Crossing the fence: desperate migrants’ paths to Europe

Roland LLOYD PARRY - Each travelled more than 2,000 miles, Abou from impoverished Ivory Coast and Mahmud from Syria after militants besieged his hometown.
Each of them made it into Europe the only way he knew how: by land, past the fiercely guarded fence that closes off the Spanish city of Melilla from northern Morocco. Abou Diarrisso is still on a high days after scrambling over the six-metre border fence and dodging Spanish guards.
Standing outside Melilla’s immigrant centre, where those who make it into this enclave wait to hear whether they can stay in Europe, they tell two very different stories.
“We eat well here. Everything we need, they give us. This is the first time since I was born that I have felt good,” said Diarrisso, a lean 22-year-old, smiling in a woolly hat and blue tracksuit top. But Mahmud Sheikho, a primary school teacher in his twenties, is tearful and traumatised. He didn’t choose to come.
“Life in this city is not good,” he said. “The bathroom is very bad and the beds are not good. We are now in winter. The beds are not good for winter.”
Feeling welcome
Like thousands of other Africans, Diarrisso camped out in the woods on Mount Gurugu, the mountain overlooking the border to Melilla.
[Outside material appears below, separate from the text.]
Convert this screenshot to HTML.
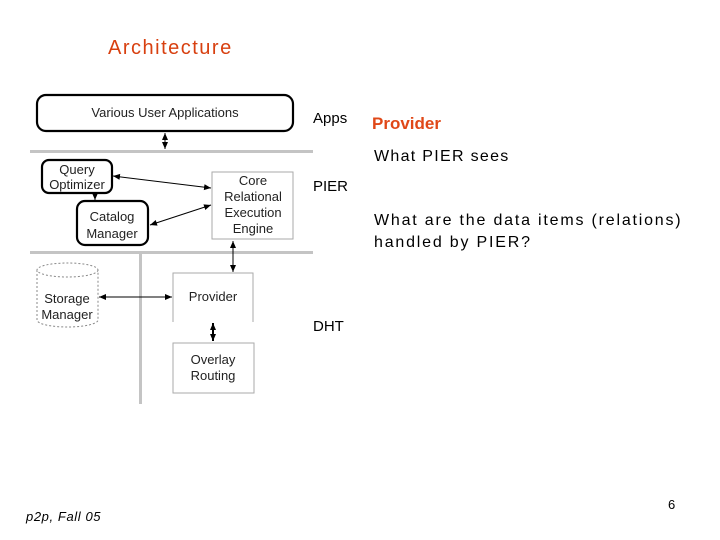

There he waited for a “chief” elected by the migrants to choose the moment for an attempt on the fence.
One night last month, Diarrisso and 200 companions crept through the dark for two hours and hid in a cemetery near the fence until Moroccan soldiers noticed them. “The chief said, it’s now or never: strike! I hid my telephone in my underpants. I attached hooks to my hands. Everyone yelled: Let’s go! And 200 of us charged at the fence.”
Before reaching it, they swam through a ditch, then vaulted a barrier of barbed wire. Abou shows the marks on his hands and heels where it cut him.
As scores of his companions failed in the climb or got caught by guards, he scrambled over one layer of the fence and then the second. “You have to be strong and very fit. You have to be a lion!” he said.
“I felt dizzy but I could see Melilla before me. Just one fence from my aim. I managed to get over by myself. I was in Europe - my aim for the past two years,” he said. “There were 200 of us to start with. I was the only one to get over the fences and enjoy victory.”
The last obstacle was the Spanish military police at the border. “When I hit the ground the guards were after me. I saw a puddle so I went and lay down in the water. I passed out. I vomited and pissed on myself.”
But he escaped the hunt. By morning he had found his way to the immigrant centre. “If I find a good job in Spain I’d like to stay here. I’ll marry a Spanish woman if I have to. Spain is a good country. It is a country that welcomes people and helps them.”
Euphoria to trauma
Nearly 20,000 migrants have stormed the fence this year and 2,000 have made it across, according to the Spanish government. Dozens of migrants and police have been injured.
“Those who climb the fence tend to get cuts and bruises. Then we monitor their psychological state,” said Enrique Roldan, a spokesman for the Red Cross in Melilla.
“When they come to Melilla they feel euphoric because they have achieved their aim, but as the days go by, that euphoria decreases,” he said. “In many cases we see symptoms of post-traumatic stress caused by hardship or the things they have experienced on the journey.”
Mahmud Sheikho, a Kurd from the Syrian border town of Kobane, grimaces and struggles for words to describe how he got to Melilla.
The softly-spoken teacher fled after militants of the group calling itself Islamic State (IS) laid siege to his town. “IS attacked us and all the people in Kobane left together for Turkey. Many of us stayed at the Turkish border, without eating, without sleeping, in the streets for 10 days or more.”
From Turkey, he and a group of companions managed to fly to Algeria and from there to neighbouring Morocco and Melilla, completing part of the journey on foot.
After several failed attempts and setbacks with the Moroccan authorities, they made it into Melilla by paying 1,000 euros ($1,200) each for fake Moroccan passports. His stay in Melilla’s immigrant centre is one step on a journey of exile that he hopes will take him to Germany. “I suffered to get here,” he says.